• Good read: ‘Telling True Stories’


    Brian Chasnoff, one of the best writers at the San Antonio Express-News, started a new blog about the craft of reporting and writing, and it reminded me of a fantastic book for anyone who cares about long-form journalism.

    Telling True Stories” is a collection of essays by the most thoughtful and talented people in the business. It’s essentially a how-to book written by giants like Tom Wolfe, who wrote the “The Right Stuff;” David Halberstam, who wrote “The Best and the Brightest;” and Gay Talese, who wrote legendary celebrity profiles such as “Frank Sinatra has a Cold.

    There are chapters by Katherine Boo, who won a Pulitzer Prize for her stories “Invisible Lives,” which combined investigative and narrative journalism to reveal shocking abuses of people with mental retardation who were trapped in Washington D.C.’s privately run group-home system. Here’s how her first story started in the Washington Post:

    Elroy lives here. Tiny, half-blind, mentally retarded, 39-year-old Elroy. To find him, go past the counselor flirting on the phone. Past the broken chairs, the roach-dappled kitchen and the housemates whose neglect in this group home has been chronicled for a decade in the files of city agencies. Head upstairs to Elroy’s single bed.

    “You’re in good hands,” reads the Allstate Insurance poster tacked above his mattress — the mattress where the sexual predator would catch him sleeping. Catch him easily: The door between their rooms had fallen from its hinges. Catch him relentlessly — so relentlessly that Elroy tried to commit suicide by running blindly into a busy Southeast Washington street.

    How do reporters find stories like this? Well, in the book, Boo tells you:

    A friend once told me that I find my stories because I never learned to drive. It’s true. I take the bus. I walk around. By being out there — not the driver of my story but the literal and figurative rider — I have the opportunity to see things that I would never otherwise see.
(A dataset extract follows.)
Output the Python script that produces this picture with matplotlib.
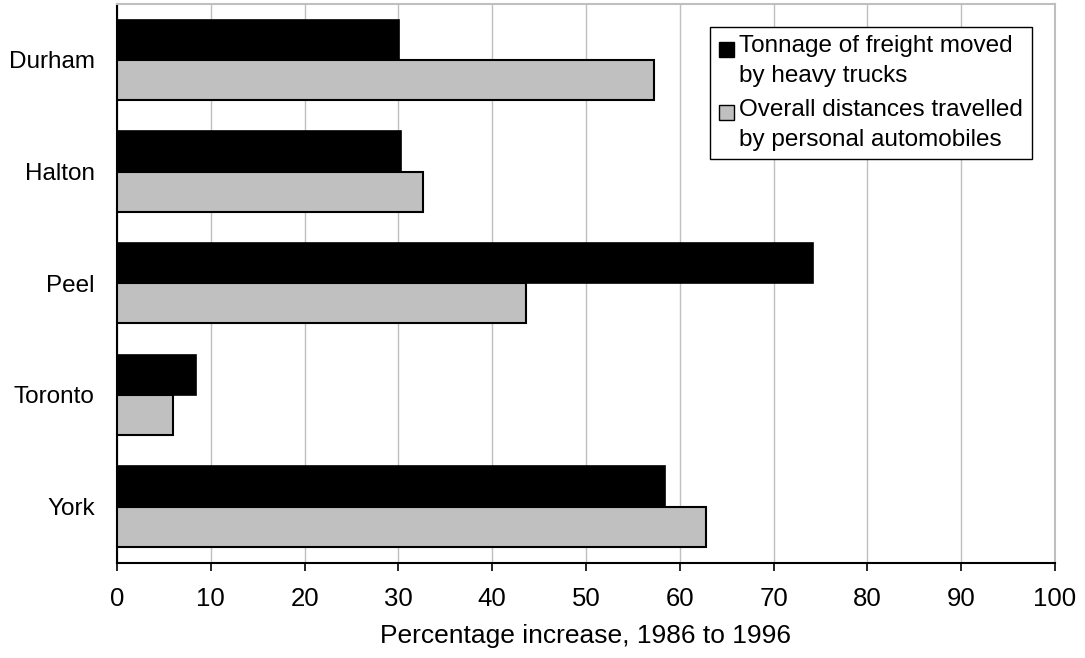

    I found the group home story because I missed a bus in a housing project. Someone gave me a ride home. He had to stop at a group home because he was having some disagreement with the staff there. I entered the group at eight in the evening. What I saw there led to my story.

    “Telling True Stories” is full of gems like that one.

  • Top five books every student journalist should own

    The best way to learn journalism is by doing it. But some journalism books so deftly explain the nuts and bolts of the craft, they should be read by every student, and re-read every few years when those students become working journalists. Here are my top picks:

    The Art and Craft of Feature Writing,” by William E. Blundell.

    Organizing and writing long, in-depth stories in a way that keeps readers engaged is a challenge. And it’s a challenge writers of the Wall Street Journal consistently overcome.

    Blundell, who worked at the journal, shows you how they do it. He breaks down compelling stories to their raw elements like a scientist, analyzing what approaches work and don’t work. It’s a great how-to manual.

    The Word,” by Rene J. Cappon.

    Find telling details … weed clutter from your prose … grab readers and never let go … these are the simple messages preached by Cappon, a retired editor for the Associated Press. Students should read this wonderful book to learn how to get a story right. Journalists should read this book as a refresher course to break any bad habits they’ve picked up.

    On Writing Well,” by William Zinsser.

    Similar to Cappon, Zinsser preaches the value of the concise sentence and the precise word. Zinsser is a nonfiction author but his message still rings true for all writers: Make the reader’s job easy, or lose the reader.

    Super Searchers in the News,” by Paula J. Hane.

    A great book for journalists in the Internet age. Hane interviews journalists who adeptly navigate the Web to find sources, information and documents to strengthen their stories. It’s a Q&A format with tons of references to useful sites.

    The Investigative Reporter’s Handbook

    When I was cutting my teeth at the school newspaper in college, I got to know the education writer at the daily newspaper, the San Antonio Express-News, and he suggested this book. He said it helped him learn about digging up records and finding sources.

    Man, was he right.

    I can’t think of any other book that affected the way I approach news stories. “The Reporter’s Handbook” is a lesson in the power of documents — where to find them, how to get them, and what to do with them. Public documents help you circumvent the many spin doctors you’ll encounter throughout your career. They help you find out what’s really going on.

    Right after I devoured this book, we got a tip that laboratories in the Science Building on campus were in such disarray, the San Antonio bomb squad had been called in a few times to clean up some dangerous chemicals — the kind of stuff that goes boom if bumped.

    Instead of calling up a dean and asking whether this was true, I sought out former employees, police reports and other records to write an in-depth story about a hidden problem almost no one on campus knew about — all thanks to “The Reporter’s Handbook.” By the time I called the dean, I already knew the tip was true. I just needed his comment for a fully documented story.

    “The Reporter’s Handbook” has gone through many revisions to keep it up-to-date. The most recent edition is called “The Investigative Reporter’s Handbook,” by Len Bruzzese, Brant Houston, and Steve Weinberg.

    Those are my picks for the best journalism books. What are yours?